問題行動に“介入する”、または行動的問題に介入すると言います。

なぜこのような聞きなれない表現をするのかというと、「医学モデル」という行動観を連想させないためです。

医学モデルについては、過去にブログで何度も取り上げているのですが、改めて説明させていただきます。

この医学モデルとは、「人間行動に対する見方の1つで、人間行動をその背後にある心理状態の単なる症候とみる見方」と心理学の専門書には書かれています。『行動分析学入門より』

例えば、医学の世界では、発熱(症状)があるのは、体のどこかで感染が起こっている(原因)からだと考えられます。だからその原因を取り除こうと治療が行われます。これは医療現場では当たり前の考え方ではないでしょうか。

これと同じように問題行動を“症状”として考えると、その問題行動は体の内部にある何らかの原因(心や精神)が引き起こしている、となります。だから治すべきはその心や精神となるわけです。

 

問題行動に対してこの医学モデルで考えることの問題点に、

「目に見える行動に対して心理的な原因を推測したりでっちあげたりすることによって、実際の問題、すなわち行動を直すよりも、自分たちがでっちあげた心理的原因を治そうとしてしまう」

と専門家は述べています。

まさに、犬のしつけの世界で言われる“上下関係”という考え方は、この指摘そのものだと思います。

ワンちゃんたちの些細な行動すべてを、上下関係にこじつけ、その逆転した上下関係を正そうと、的外れなトレーニング方法が今までおこなわれてきました。

 

学習理論に基づいて行動の原因を考える時、この医学モデルを使いません。

行動の原因は、その行動に随伴している環境にあると考えるからです。

その行動の直前と直後にどのようなことが起こっているのか、

その行動はどのような環境で維持されているのか、

というような考え方をします。

 

問題行動へのアプローチに病気の治療を連想させないために、「治療」ではなく「介入」という言葉を用いているのですね。
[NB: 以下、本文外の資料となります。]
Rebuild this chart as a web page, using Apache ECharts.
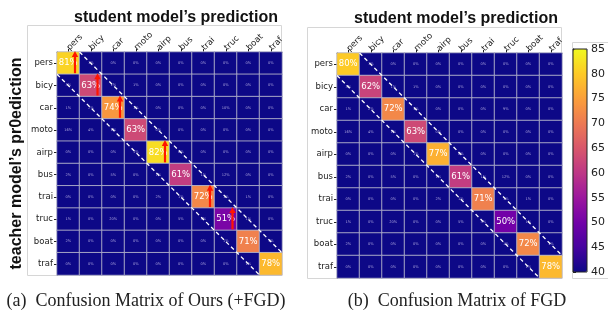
<!DOCTYPE html>
<html>
<head>
<meta charset="utf-8">
<script src="https://cdn.jsdelivr.net/npm/echarts@6/dist/echarts.min.js"></script>
<style>
	html, body { margin: 0; padding: 0; background: #fff; }
	#main { width: 608px; height: 314px; }
</style>
</head>
<body>
<div id="main"></div>
<script>
	// class names (rows = teacher, columns = student)
	var classes = ['pers', 'bicy', 'car', 'moto', 'airp', 'bus', 'trai', 'truc', 'boat', 'traf'];

	// confusion matrix (%) of Ours (+FGD)
	var oursRows = [
		[81, 1, 0, 0, 0, 0, 0, 0, 0, 0],
		[3, 63, 1, 1, 0, 0, 0, 0, 0, 0],
		[1, 2, 74, 1, 0, 0, 0, 10, 0, 0],
		[16, 4, 1, 63, 0, 0, 0, 0, 0, 0],
		[0, 0, 0, 1, 82, 0, 0, 0, 0, 0],
		[2, 0, 5, 0, 1, 61, 1, 12, 0, 0],
		[0, 0, 0, 0, 2, 1, 72, 1, 1, 0],
		[1, 0, 20, 0, 0, 5, 3, 51, 1, 0],
		[2, 0, 0, 0, 0, 0, 0, 1, 71, 1],
		[0, 0, 0, 0, 0, 0, 0, 0, 1, 78]
	];
	// confusion matrix (%) of FGD
	var fgdRows = [
		[80, 1, 0, 0, 0, 0, 0, 0, 0, 0],
		[3, 62, 1, 1, 0, 0, 0, 0, 0, 0],
		[1, 2, 72, 1, 0, 0, 0, 9, 0, 0],
		[16, 4, 1, 63, 0, 0, 0, 0, 0, 0],
		[0, 0, 0, 1, 77, 0, 0, 0, 0, 0],
		[2, 0, 5, 0, 1, 61, 1, 12, 0, 0],
		[0, 0, 0, 0, 2, 1, 71, 1, 1, 0],
		[1, 0, 20, 0, 0, 5, 3, 50, 1, 0],
		[2, 0, 0, 0, 0, 0, 0, 1, 72, 1],
		[0, 0, 0, 0, 0, 0, 0, 0, 1, 78]
	];
	// cells marked with a red arrow (improved over FGD): [col, row]
	var arrowCells = [[0, 0], [1, 1], [2, 2], [4, 4], [6, 6], [7, 7]];
	// dashed band around the diagonal (offset in cells)
	var bandOffsets = [[1], [-1]];
	// colorbar range
	var cbMin = 40, cbMax = 85, cbStep = 5;

	var plasma = ['#0d0887', '#46039f', '#7201a8', '#9c179e', '#bd3786', '#d8576b', '#ed7953', '#fb9f3a', '#fdca26', '#f0f921'];

	function toCells(rows) {
		var out = [];
		for (var r = 0; r < rows.length; r++) {
			for (var c = 0; c < rows[r].length; c++) {
				var diag = r === c;
				out.push({
					value: [c, r, rows[r][c]],
					label: diag
						? { fontSize: 8.5, color: '#fff' }
						: { fontSize: 3.6, color: '#aaa3dd' }
				});
			}
		}
		return out;
	}

	function catX(grid) {
		return {
			type: 'category', gridIndex: grid, data: classes, position: 'top',
			axisLine: { show: true, lineStyle: { color: '#222', width: 1 } },
			axisTick: { show: true, alignWithLabel: true, length: 3, lineStyle: { color: '#222' } },
			axisLabel: { rotate: -45, align: 'left', verticalAlign: 'middle', fontSize: 8.5, color: '#222', fontFamily: 'DejaVu Sans', margin: 3 },
			splitLine: { show: false }
		};
	}
	function catY(grid) {
		return {
			type: 'category', gridIndex: grid, data: classes, inverse: true,
			axisLine: { show: true, lineStyle: { color: '#222', width: 1 } },
			axisTick: { show: true, alignWithLabel: true, length: 3, lineStyle: { color: '#222' } },
			axisLabel: { fontSize: 8.5, color: '#222', fontFamily: 'DejaVu Sans', margin: 4 },
			splitLine: { show: false }
		};
	}

	function heat(xi, rows) {
		return {
			type: 'heatmap', xAxisIndex: xi, yAxisIndex: xi,
			data: toCells(rows),
			label: { show: true, fontFamily: 'DejaVu Sans', formatter: function (p) { return p.value[2] + '%'; } },
			itemStyle: { borderColor: 'rgba(185,185,205,0.85)', borderWidth: 1 },
			emphasis: { disabled: true }
		};
	}

	function bandSeries(xi) {
		return {
			type: 'custom', xAxisIndex: xi, yAxisIndex: xi, z: 5, silent: true,
			data: bandOffsets,
			renderItem: function (params, api) {
				var k = api.value(0);
				var n = classes.length;
				var sz = api.size([1, 1]);
				var a = api.coord([Math.max(k, 0), Math.max(-k, 0)]);
				var b = api.coord([n - 1 - Math.max(-k, 0), n - 1 - Math.max(k, 0)]);
				return {
					type: 'line',
					shape: { x1: a[0] - sz[0] / 2, y1: a[1] - sz[1] / 2, x2: b[0] + sz[0] / 2, y2: b[1] + sz[1] / 2 },
					style: { stroke: '#fff', lineWidth: 1.3, lineDash: [4, 3] }
				};
			}
		};
	}

	var myChart = echarts.init(document.getElementById('main'));

	var titleFont = { fontFamily: 'Liberation Sans', fontWeight: 'bold', fontSize: 16, color: '#111' };
	var capFont = { fontFamily: 'Liberation Serif', fontWeight: 'normal', fontSize: 18, color: '#222' };

	var option = {
		animation: false,
		backgroundColor: '#fff',
		title: [
			{ text: 'student model’s prediction', left: 176, top: 10, padding: 0, textAlign: 'center', textStyle: titleFont },
			{ text: 'student model’s prediction', left: 456, top: 11, padding: 0, textAlign: 'center', textStyle: titleFont },
			{ text: '(a)  Confusion Matrix of Ours (+FGD)', left: 146, top: 292, padding: 0, textAlign: 'center', textStyle: capFont },
			{ text: '(b)  Confusion Matrix of FGD', left: 457, top: 292, padding: 0, textAlign: 'center', textStyle: capFont }
		],
		graphic: [
			{ type: 'rect', shape: { x: 27.5, y: 25.5, width: 254, height: 250 }, style: { fill: 'none', stroke: '#d6d6d6', lineWidth: 1 }, z: -1 },
			{ type: 'rect', shape: { x: 307.5, y: 27.5, width: 254, height: 251 }, style: { fill: 'none', stroke: '#d6d6d6', lineWidth: 1 }, z: -1 },
			{ type: 'rect', shape: { x: 572.5, y: 42.5, width: 40, height: 236 }, style: { fill: 'none', stroke: '#d6d6d6', lineWidth: 1 }, z: -1 }
		],
		grid: [
			{ left: 57, top: 52, width: 225, height: 223 },
			{ left: 337, top: 53, width: 225, height: 225 },
			{ left: 573, top: 49, width: 14, height: 223, show: true, z: 10, borderColor: '#222', borderWidth: 1, backgroundColor: 'transparent' }
		],
		xAxis: [
			catX(0),
			catX(1),
			{ type: 'value', gridIndex: 2, show: false, min: 0, max: 1 }
		],
		yAxis: [
			Object.assign(catY(0), {
				name: 'teacher model’s pr0ediction', nameLocation: 'middle', nameRotate: 90, nameGap: 32,
				nameTextStyle: { fontFamily: 'Liberation Sans', fontWeight: 'bold', fontSize: 16, color: '#111' }
			}),
			catY(1),
			{
				type: 'value', gridIndex: 2, position: 'right', min: cbMin, max: cbMax, interval: cbStep,
				axisLine: { show: true, lineStyle: { color: '#222' } },
				axisTick: { show: true, length: 3, lineStyle: { color: '#222' } },
				axisLabel: { fontSize: 11, color: '#222', fontFamily: 'DejaVu Sans', margin: 4 },
				splitLine: { show: false }
			}
		],
		visualMap: {
			type: 'continuous', min: cbMin, max: cbMax, seriesIndex: [0, 1],
			calculable: false, orient: 'vertical', left: 573, top: 49, padding: 0,
			itemWidth: 14, itemHeight: 223, text: null, showLabel: false,
			inRange: { color: plasma },
			outOfRange: { color: '#0d0887' }
		},
		series: [
			heat(0, oursRows),
			heat(1, fgdRows),
			bandSeries(0),
			bandSeries(1),
			{
				type: 'custom', xAxisIndex: 0, yAxisIndex: 0, z: 6, silent: true,
				data: arrowCells,
				renderItem: function (params, api) {
					var c = api.coord([api.value(0), api.value(1)]);
					var sz = api.size([1, 1]);
					var x = c[0] + sz[0] * 0.3;
					var yb = c[1] + sz[1] * 0.45;
					var yt = c[1] - sz[1] * 0.55;
					return {
						type: 'group',
						children: [
							{ type: 'line', shape: { x1: x, y1: yb, x2: x, y2: yt + 5 }, style: { stroke: '#ff1500', lineWidth: 2.2 } },
							{ type: 'polygon', shape: { points: [[x - 3.2, yt + 6], [x + 3.2, yt + 6], [x, yt]] }, style: { fill: '#ff1500' } }
						]
					};
				}
			}
		]
	};
	myChart.setOption(option);
</script>
</body>
</html>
私も「問題行動を治す」「問題行動が治る」という言葉を使うことはありません。

ただ「介入」という飼い主さんが聞きなれない言葉を使う事にも抵抗があります。

だから、、私は「解決」という言葉を使うことが多いです。

ワンちゃんの行動を何とかしようとするのではなく、その行動によって起こる問題を解決するという意味も含めて、「解決」という言葉を使います。

 

 

<さいごに>

この医学モデルを使わないという事は、問題行動が生物学的疾患とは無関係に起こるということを言っているのではありません。

問題行動を抱えているコに対して薬を使用することに反対しているわけでもありません。

今、目の前で起こっている問題行動に対して、学習理論に基づいてアプローチを試みる場合の考え方の問題です。